-- Begin PROVIDED DATA --

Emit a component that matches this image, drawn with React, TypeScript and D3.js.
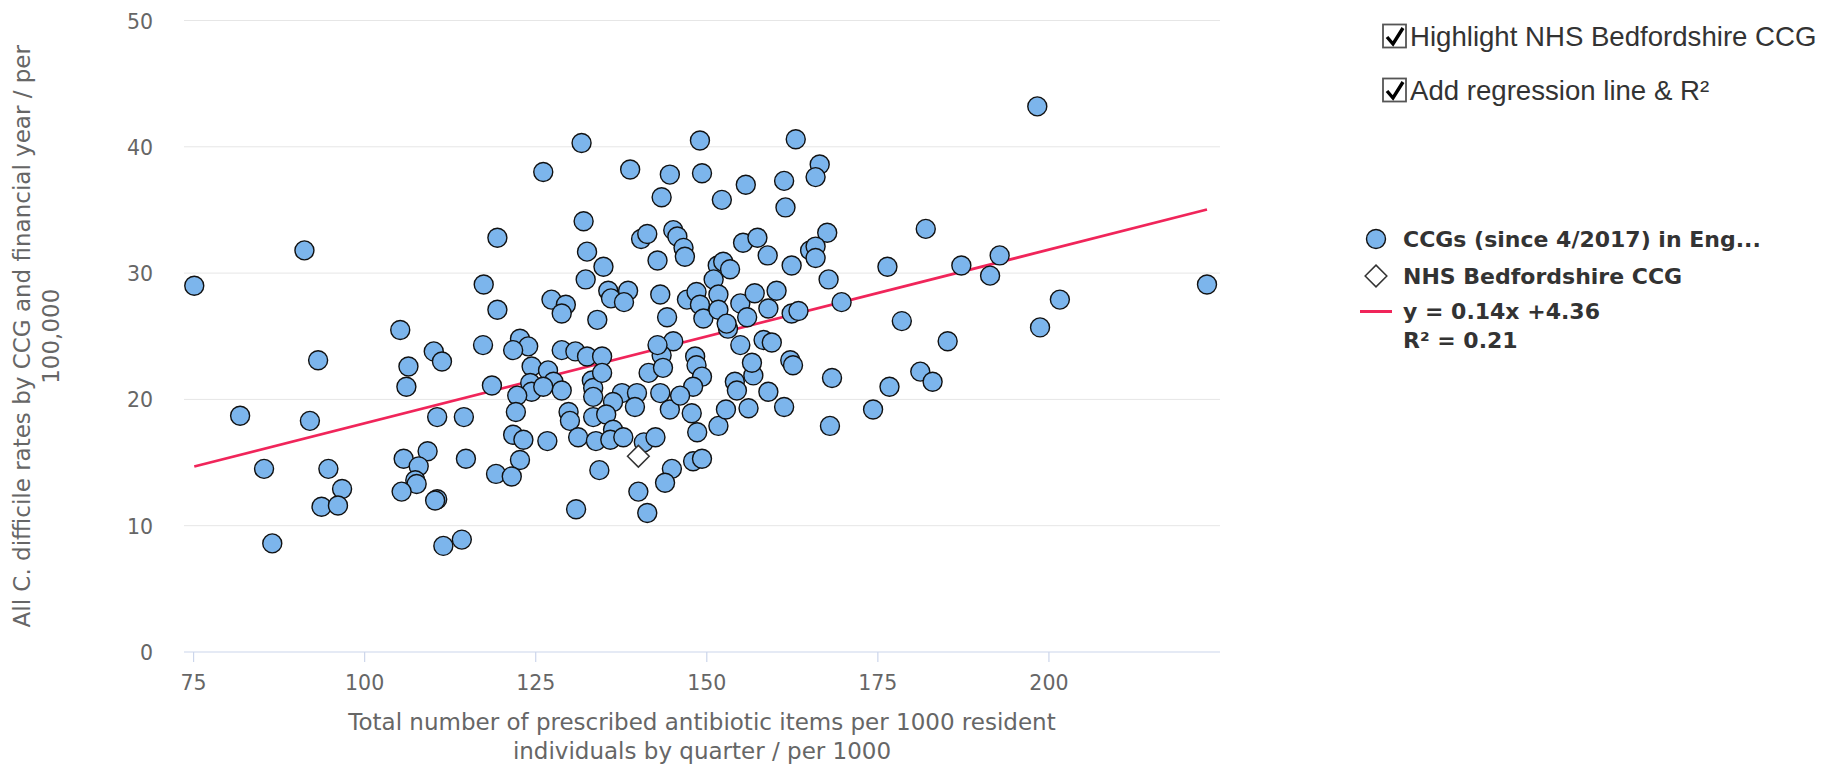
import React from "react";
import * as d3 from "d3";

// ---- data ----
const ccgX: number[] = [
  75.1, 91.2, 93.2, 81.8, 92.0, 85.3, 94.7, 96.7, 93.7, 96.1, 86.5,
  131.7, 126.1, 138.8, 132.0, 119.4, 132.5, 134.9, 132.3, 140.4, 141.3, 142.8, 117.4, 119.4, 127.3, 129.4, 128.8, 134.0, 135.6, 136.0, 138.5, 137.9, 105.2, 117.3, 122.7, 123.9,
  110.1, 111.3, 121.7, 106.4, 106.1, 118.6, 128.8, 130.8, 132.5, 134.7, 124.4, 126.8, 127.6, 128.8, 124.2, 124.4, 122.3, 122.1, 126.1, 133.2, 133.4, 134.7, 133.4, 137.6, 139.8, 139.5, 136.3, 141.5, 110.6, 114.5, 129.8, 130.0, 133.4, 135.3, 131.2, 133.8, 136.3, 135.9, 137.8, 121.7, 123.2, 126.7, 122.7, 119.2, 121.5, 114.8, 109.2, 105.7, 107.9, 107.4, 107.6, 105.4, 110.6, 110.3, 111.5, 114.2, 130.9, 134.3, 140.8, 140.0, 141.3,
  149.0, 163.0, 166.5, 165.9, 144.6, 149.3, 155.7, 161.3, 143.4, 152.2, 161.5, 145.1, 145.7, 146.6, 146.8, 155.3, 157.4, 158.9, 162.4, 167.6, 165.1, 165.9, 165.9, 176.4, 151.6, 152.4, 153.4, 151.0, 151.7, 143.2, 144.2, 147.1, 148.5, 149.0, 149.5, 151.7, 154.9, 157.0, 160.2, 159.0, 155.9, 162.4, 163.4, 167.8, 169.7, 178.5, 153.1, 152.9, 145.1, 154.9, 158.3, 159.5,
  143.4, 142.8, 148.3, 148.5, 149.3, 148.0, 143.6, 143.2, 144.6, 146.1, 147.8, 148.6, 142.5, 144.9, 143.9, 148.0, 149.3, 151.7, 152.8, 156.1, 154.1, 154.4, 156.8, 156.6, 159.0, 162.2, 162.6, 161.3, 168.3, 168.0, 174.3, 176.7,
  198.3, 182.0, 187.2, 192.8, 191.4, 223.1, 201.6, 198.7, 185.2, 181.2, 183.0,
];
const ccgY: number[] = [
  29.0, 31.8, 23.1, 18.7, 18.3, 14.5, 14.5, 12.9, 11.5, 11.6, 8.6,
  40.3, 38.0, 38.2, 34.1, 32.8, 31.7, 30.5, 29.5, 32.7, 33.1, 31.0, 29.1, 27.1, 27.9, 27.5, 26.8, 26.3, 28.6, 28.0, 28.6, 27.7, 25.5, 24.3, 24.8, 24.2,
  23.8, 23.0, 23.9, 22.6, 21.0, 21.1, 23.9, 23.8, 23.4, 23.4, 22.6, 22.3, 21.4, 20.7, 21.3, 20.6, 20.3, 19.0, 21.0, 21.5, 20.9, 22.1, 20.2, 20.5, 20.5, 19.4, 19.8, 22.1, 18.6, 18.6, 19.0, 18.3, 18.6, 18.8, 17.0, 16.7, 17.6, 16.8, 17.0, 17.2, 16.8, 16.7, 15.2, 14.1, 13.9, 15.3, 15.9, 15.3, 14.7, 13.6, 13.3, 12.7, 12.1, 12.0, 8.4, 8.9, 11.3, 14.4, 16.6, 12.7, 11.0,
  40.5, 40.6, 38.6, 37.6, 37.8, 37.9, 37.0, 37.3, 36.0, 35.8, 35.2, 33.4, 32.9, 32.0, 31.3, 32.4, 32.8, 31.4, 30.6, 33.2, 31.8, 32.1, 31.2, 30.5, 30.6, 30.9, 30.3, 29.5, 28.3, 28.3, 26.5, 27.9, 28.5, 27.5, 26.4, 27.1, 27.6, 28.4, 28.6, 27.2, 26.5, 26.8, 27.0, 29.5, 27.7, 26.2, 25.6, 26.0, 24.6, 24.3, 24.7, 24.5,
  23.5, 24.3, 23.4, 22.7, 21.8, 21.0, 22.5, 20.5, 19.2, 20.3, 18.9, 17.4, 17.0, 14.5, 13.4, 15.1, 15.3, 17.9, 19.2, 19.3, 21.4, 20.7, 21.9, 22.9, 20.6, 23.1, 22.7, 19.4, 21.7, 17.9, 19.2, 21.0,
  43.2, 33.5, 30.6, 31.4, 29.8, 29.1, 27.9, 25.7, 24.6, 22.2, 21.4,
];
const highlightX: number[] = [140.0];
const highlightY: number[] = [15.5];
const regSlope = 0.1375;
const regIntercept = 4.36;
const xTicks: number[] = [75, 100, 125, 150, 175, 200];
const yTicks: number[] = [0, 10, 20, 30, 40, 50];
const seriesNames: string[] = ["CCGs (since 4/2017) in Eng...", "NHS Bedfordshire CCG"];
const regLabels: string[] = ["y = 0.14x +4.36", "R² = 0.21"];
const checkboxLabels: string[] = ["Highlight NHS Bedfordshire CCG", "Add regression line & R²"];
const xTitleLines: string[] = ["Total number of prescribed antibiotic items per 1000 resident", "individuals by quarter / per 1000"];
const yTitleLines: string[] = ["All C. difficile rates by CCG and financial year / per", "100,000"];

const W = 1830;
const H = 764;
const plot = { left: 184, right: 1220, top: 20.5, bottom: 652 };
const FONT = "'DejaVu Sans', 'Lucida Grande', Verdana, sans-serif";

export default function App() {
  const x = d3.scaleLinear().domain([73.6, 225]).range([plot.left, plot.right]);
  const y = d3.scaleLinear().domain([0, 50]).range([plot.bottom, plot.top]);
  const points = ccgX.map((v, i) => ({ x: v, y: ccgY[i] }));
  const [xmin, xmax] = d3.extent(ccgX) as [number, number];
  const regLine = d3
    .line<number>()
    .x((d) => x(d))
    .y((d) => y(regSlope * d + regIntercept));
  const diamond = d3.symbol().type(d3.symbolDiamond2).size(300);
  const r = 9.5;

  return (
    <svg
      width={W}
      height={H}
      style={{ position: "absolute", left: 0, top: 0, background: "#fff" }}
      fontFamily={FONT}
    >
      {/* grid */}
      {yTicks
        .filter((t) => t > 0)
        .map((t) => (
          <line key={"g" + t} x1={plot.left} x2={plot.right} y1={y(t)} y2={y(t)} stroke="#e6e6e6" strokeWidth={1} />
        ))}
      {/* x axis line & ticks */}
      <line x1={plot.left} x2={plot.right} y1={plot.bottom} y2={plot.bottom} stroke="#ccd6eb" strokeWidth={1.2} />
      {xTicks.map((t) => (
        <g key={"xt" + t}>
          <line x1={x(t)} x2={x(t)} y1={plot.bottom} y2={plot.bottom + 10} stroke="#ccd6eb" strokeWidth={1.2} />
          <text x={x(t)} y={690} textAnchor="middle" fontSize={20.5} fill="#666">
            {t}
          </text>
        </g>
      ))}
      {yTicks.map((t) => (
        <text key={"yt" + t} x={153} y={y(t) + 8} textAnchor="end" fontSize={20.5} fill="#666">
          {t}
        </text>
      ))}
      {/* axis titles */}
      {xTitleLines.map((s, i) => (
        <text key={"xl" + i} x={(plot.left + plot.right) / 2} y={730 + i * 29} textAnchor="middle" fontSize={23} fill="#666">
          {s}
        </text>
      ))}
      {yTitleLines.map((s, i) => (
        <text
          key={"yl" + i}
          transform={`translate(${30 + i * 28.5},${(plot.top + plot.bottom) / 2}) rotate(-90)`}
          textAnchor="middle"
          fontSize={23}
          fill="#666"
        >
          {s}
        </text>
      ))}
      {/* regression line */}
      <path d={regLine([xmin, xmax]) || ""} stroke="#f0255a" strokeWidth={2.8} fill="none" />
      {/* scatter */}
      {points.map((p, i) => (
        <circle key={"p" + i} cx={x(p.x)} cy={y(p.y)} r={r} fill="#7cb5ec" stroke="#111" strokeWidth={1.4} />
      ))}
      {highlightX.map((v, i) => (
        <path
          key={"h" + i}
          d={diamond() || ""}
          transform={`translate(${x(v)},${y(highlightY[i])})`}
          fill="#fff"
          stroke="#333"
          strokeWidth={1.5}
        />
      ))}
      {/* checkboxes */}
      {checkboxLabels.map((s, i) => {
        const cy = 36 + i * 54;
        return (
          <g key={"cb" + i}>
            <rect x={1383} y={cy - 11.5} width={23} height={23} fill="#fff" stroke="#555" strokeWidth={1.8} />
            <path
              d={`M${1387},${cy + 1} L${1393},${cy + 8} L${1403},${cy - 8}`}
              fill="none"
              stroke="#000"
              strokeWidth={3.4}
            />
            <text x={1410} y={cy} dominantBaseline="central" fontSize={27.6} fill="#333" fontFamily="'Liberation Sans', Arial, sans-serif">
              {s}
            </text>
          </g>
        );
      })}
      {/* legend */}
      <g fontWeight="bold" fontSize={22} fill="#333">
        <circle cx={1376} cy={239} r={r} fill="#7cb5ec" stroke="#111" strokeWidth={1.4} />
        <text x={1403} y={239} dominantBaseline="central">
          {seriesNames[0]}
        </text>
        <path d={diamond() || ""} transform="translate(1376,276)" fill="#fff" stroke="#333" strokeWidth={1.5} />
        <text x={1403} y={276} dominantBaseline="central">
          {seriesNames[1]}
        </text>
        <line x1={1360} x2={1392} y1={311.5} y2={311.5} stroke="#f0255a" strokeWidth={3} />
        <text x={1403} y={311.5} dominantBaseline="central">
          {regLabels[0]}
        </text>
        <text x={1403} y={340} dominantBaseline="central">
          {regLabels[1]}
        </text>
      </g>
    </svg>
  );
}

-- End PROVIDED DATA --

## YOUR GOAL:
From the listing above, pick out every line containing "React".

## RESULT:
Emit a component that matches this image, drawn with React, TypeScript and D3.js.
import React from "react";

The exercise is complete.